Moreover, excessively heavy-handed regulation, although it might protect depositors, can also stifle innovation and risk taking in banks, which would be detrimental to economic development. In a market economy, the onus for sound management, including the proper management of risks, must lie with the banks themselves. Bank regulators cannot be a substitute for bad bank managers.
Uganda’s corporate governance regulations place great emphasis on the fiduciary responsibilities which the board of directors [owes to] all stakeholders. The board collectively must take ultimate responsibility for the performance of the bank and for the manner in which it conducts its operations.

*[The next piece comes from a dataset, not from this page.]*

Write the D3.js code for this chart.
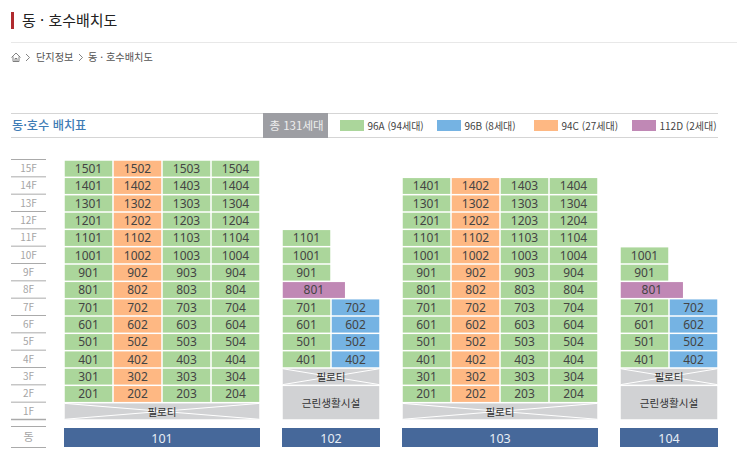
<!DOCTYPE html>
<html lang="ko">
<head>
<meta charset="UTF-8">
<title>동 · 호수배치도</title>
<script src="https://d3js.org/d3.v7.min.js"></script>
<style>
  html, body { margin: 0; padding: 0; background: #fff; overflow: hidden; }
  svg { display: block; }
  text { font-family: "Noto Sans CJK KR", "Noto Sans", sans-serif; }
  .num { font-family: "Noto Sans", sans-serif; }
</style>
</head>
<body>
<svg id="chart" width="737" height="462"></svg>
<script>
// 층 / 동
const floors = ["15F","14F","13F","12F","11F","10F","9F","8F","7F","6F","5F","4F","3F","2F","1F"];
const dongs = ["101","102","103","104"];
const dongCols = [4,2,4,2];

// 타입 범례
const typeKeys = ["A","B","C","D"];
const typeLabels = ["96A (94세대)","96B (8세대)","94C (27세대)","112D (2세대)"];
const typeColors = ["#abd69b","#75b3e3","#feb883","#c088b5"];

// 세대: [호수, 타입]
const units101 = [
  ["1501","A"],["1502","C"],["1503","A"],["1504","A"],
  ["1401","A"],["1402","C"],["1403","A"],["1404","A"],
  ["1301","A"],["1302","C"],["1303","A"],["1304","A"],
  ["1201","A"],["1202","C"],["1203","A"],["1204","A"],
  ["1101","A"],["1102","C"],["1103","A"],["1104","A"],
  ["1001","A"],["1002","C"],["1003","A"],["1004","A"],
  ["901","A"],["902","C"],["903","A"],["904","A"],
  ["801","A"],["802","C"],["803","A"],["804","A"],
  ["701","A"],["702","C"],["703","A"],["704","A"],
  ["601","A"],["602","C"],["603","A"],["604","A"],
  ["501","A"],["502","C"],["503","A"],["504","A"],
  ["401","A"],["402","C"],["403","A"],["404","A"],
  ["301","A"],["302","C"],["303","A"],["304","A"],
  ["201","A"],["202","C"],["203","A"],["204","A"]
];
const units102 = [
  ["1101","A"],["1001","A"],["901","A"],["801","D"],
  ["701","A"],["702","B"],["601","A"],["602","B"],
  ["501","A"],["502","B"],["401","A"],["402","B"]
];
const units103 = [
  ["1401","A"],["1402","C"],["1403","A"],["1404","A"],
  ["1301","A"],["1302","C"],["1303","A"],["1304","A"],
  ["1201","A"],["1202","C"],["1203","A"],["1204","A"],
  ["1101","A"],["1102","C"],["1103","A"],["1104","A"],
  ["1001","A"],["1002","C"],["1003","A"],["1004","A"],
  ["901","A"],["902","C"],["903","A"],["904","A"],
  ["801","A"],["802","C"],["803","A"],["804","A"],
  ["701","A"],["702","C"],["703","A"],["704","A"],
  ["601","A"],["602","C"],["603","A"],["604","A"],
  ["501","A"],["502","C"],["503","A"],["504","A"],
  ["401","A"],["402","C"],["403","A"],["404","A"],
  ["301","A"],["302","C"],["303","A"],["304","A"],
  ["201","A"],["202","C"],["203","A"],["204","A"]
];
const units104 = [
  ["1001","A"],["901","A"],["801","D"],
  ["701","A"],["702","B"],["601","A"],["602","B"],
  ["501","A"],["502","B"],["401","A"],["402","B"]
];
const unitLists = [units101, units102, units103, units104];

// 비주거 층: [동, 이름, 위층, 아래층, 엑스표시]
const commons = [
  ["101","필로티","1F","1F",true],
  ["102","필로티","3F","3F",true],
  ["102","근린생활시설","2F","1F",false],
  ["103","필로티","1F","1F",true],
  ["104","필로티","3F","3F",true],
  ["104","근린생활시설","2F","1F",false]
];

const svg = d3.select("#chart");
const gap = 0.75; // 셀 사이 흰 간격 절반
const colUnit = 49, dongGap = 22;

// 페이지 제목
svg.append("rect").attr("x",11).attr("y",12).attr("width",3).attr("height",17).attr("fill","#b02a2e");
svg.append("text").attr("x",22).attr("y",25.5).attr("font-size",15).attr("fill","#222").text("동 · 호수배치도");
svg.append("line").attr("x1",11).attr("x2",737).attr("y1",42.5).attr("y2",42.5).attr("stroke","#e8e8e8");

// 홈 아이콘 + 경로
const home = svg.append("g").attr("fill","none").attr("stroke","#666").attr("stroke-width",0.8);
home.append("path").attr("d","M11.5 57.5 L16 53 L20.5 57.5 M13 56.5 V61.5 H19 V56.5 M15 61.5 V58.5 H17 V61.5");
const crumb = svg.append("g").attr("font-size",10.2).attr("fill","#555");
crumb.append("text").attr("x",36).attr("y",61).text("단지정보");
crumb.append("text").attr("x",88).attr("y",61).text("동 · 호수배치도");
svg.append("path").attr("d","M26 54 L29.5 57.5 L26 61 M79 54 L82.5 57.5 L79 61").attr("fill","none").attr("stroke","#666").attr("stroke-width",0.8);

// 표 헤더
svg.append("line").attr("x1",11).attr("x2",718).attr("y1",113.5).attr("y2",113.5).attr("stroke","#d5d5d5").attr("stroke-width",1);
svg.append("line").attr("x1",11).attr("x2",718).attr("y1",137.5).attr("y2",137.5).attr("stroke","#d5d5d5").attr("stroke-width",1);
svg.append("text").attr("x",12).attr("y",130).attr("font-size",12.2).attr("font-weight",500).attr("fill","#3f7cb5").text("동·호수 배치표");
svg.append("rect").attr("x",263).attr("y",113).attr("width",65).attr("height",25).attr("fill","#9d9ea3");
svg.append("text").attr("x",296.5).attr("y",130).attr("text-anchor","middle").attr("font-size",11.5).attr("fill","#eee").text("총 131세대");

// 범례
const legendX = d3.scaleOrdinal().domain(typeKeys).range([340,437,534,632]);
const legend = svg.append("g").selectAll("g").data(typeKeys).join("g")
  .attr("transform", d => `translate(${legendX(d)},120)`);
legend.append("rect").attr("width",24).attr("height",11)
  .attr("fill", (d,i) => typeColors[i]);
legend.append("text").attr("x",27.5).attr("y",10).attr("font-size",10).attr("fill","#444")
  .text((d,i) => typeLabels[i]);

// 스케일
const y = d3.scaleBand().domain(floors).range([160,420]);
const totalUnits = d3.sum(dongCols)*colUnit + (dongs.length-1)*dongGap;
const x = d3.scaleLinear().domain([0,totalUnits]).range([64,718]);
const typeColor = d3.scaleOrdinal().domain(typeKeys).range(typeColors);

// 동별 시작 위치
const dongStart = {};
dongs.reduce((acc,d,i) => { dongStart[d] = acc; return acc + dongCols[i]*colUnit + dongGap; }, 0);
const dongWidth = d => dongCols[dongs.indexOf(d)]*colUnit;

// 층 라벨
const floorAxis = d3.axisLeft(y).tickSize(0).tickPadding(0);
const axisG = svg.append("g").attr("transform","translate(28.5,0)").call(floorAxis);
axisG.select(".domain").remove();
axisG.selectAll("text").attr("text-anchor","middle").attr("font-size",10)
  .attr("fill","#a5a5a5").attr("font-family",'"Noto Sans", sans-serif');
svg.append("g").selectAll("line").data(floors.concat(["end"])).join("line")
  .attr("x1",11).attr("x2",46)
  .attr("y1", d => (d==="end" ? y.range()[1] : y(d)) - 0.5)
  .attr("y2", d => (d==="end" ? y.range()[1] : y(d)) - 0.5)
  .attr("stroke","#aaa").attr("stroke-width", d => d==="end" ? 1.4 : 1);

// 세대 셀
dongs.forEach((dong,i) => {
  const rows = unitLists[i].map(u => ({
    no: u[0],
    type: u[1],
    floor: Math.floor(+u[0]/100) + "F",
    col: (+u[0] % 100) - 1
  }));
  const g = svg.append("g").selectAll("g").data(rows).join("g");
  // 112D는 한 칸 반 정도 넓다
  const w = d => (d.type === "D" ? colUnit*1.3 : colUnit);
  g.append("rect")
    .attr("x", d => x(dongStart[dong] + d.col*colUnit) + gap)
    .attr("y", d => y(d.floor) + gap)
    .attr("width", d => x(w(d)) - x(0) - gap*2)
    .attr("height", y.bandwidth() - gap*2)
    .attr("fill", d => typeColor(d.type));
  g.append("text")
    .attr("class","num")
    .attr("x", d => x(dongStart[dong] + d.col*colUnit) + (x(w(d))-x(0))/2)
    .attr("y", d => y(d.floor) + y.bandwidth()/2 + 4.4)
    .attr("text-anchor","middle").attr("font-size",12).attr("fill","#444")
    .text(d => d.no);
});

// 필로티 / 근린생활시설
const commonG = svg.append("g").selectAll("g").data(commons).join("g");
const cx0 = d => x(dongStart[d[0]]) + gap;
const cx1 = d => x(dongStart[d[0]] + dongWidth(d[0])) - gap;
const cy0 = d => y(d[2]) + gap;
const cy1 = d => y(d[3]) + y.bandwidth() - gap;
commonG.append("rect")
  .attr("x",cx0).attr("y",cy0)
  .attr("width", d => cx1(d)-cx0(d)).attr("height", d => cy1(d)-cy0(d))
  .attr("fill","#d1d2d4");
commonG.filter(d => d[4]).append("path")
  .attr("d", d => `M${cx0(d)} ${cy0(d)} L${cx1(d)} ${cy1(d)} M${cx0(d)} ${cy1(d)} L${cx1(d)} ${cy0(d)}`)
  .attr("stroke","#fff").attr("stroke-width",1).attr("fill","none");
commonG.append("text")
  .attr("x", d => (cx0(d)+cx1(d))/2).attr("y", d => (cy0(d)+cy1(d))/2 + 4.2)
  .attr("text-anchor","middle").attr("font-size",10.6).attr("fill","#333")
  .text(d => d[1]);

// 동 행
svg.append("g").selectAll("line").data([426.5,447.5]).join("line")
  .attr("x1",11).attr("x2",46).attr("y1",d=>d).attr("y2",d=>d).attr("stroke","#aaa").attr("stroke-width",1);
svg.append("text").attr("x",28.5).attr("y",441).attr("text-anchor","middle").attr("font-size",11).attr("fill","#a5a5a5").text("동");
const dongG = svg.append("g").selectAll("g").data(dongs).join("g");
dongG.append("rect")
  .attr("x", d => x(dongStart[d]))
  .attr("y",428).attr("height",19)
  .attr("width", d => x(dongWidth(d)) - x(0))
  .attr("fill","#46689a");
dongG.append("text")
  .attr("class","num")
  .attr("x", d => x(dongStart[d]) + (x(dongWidth(d))-x(0))/2)
  .attr("y",442.5).attr("text-anchor","middle").attr("font-size",12.5).attr("fill","#e8eef5")
  .text(d => d);
</script>
</body>
</html>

They must also ensure that the bank’s policies prohibit corruption and conflicts of interest in the bank’s operations. An important function of the board is to define clearly the duties and responsibilities of each member of the bank’s senior management.
To exercise their responsibilities, the directors themselves must be of the highest integrity and have the professional expertise necessary to understand the nature of a banking operation and, in particular, how it differs from that of a non-bank company, and what that means for the fiduciary responsibilities of the directors.
Uganda’s corporate governance regulations also stress that an individual director cannot hide behind collective board responsibility. Each director can be held individually responsible for any failings of the bank.
Banks perform a unique role in a modern market-oriented economy. When banks work well, they contribute to economic growth by allocating scarce financial resources efficiently and allowing private companies and individuals to undertake productive investments which they could not fund fully from their own resources.
When banks work badly, which is not uncommon, they can inflict damage throughout the economy, causing losses to depositors, firms who need credit and taxpayers. The unique characteristics of banks provide the rationale for prudential regulation by public agencies, such as the Bank of Uganda.
But it is unrealistic to expect that bank regulation alone can guarantee the efficient and safe operations of the banking system. Good corporate governance is just as important for sound and efficient bank management as good bank regulation. Corporate governance must start with the board of directors, setting the overall strategic policies of the bank and providing independent oversight of bank management.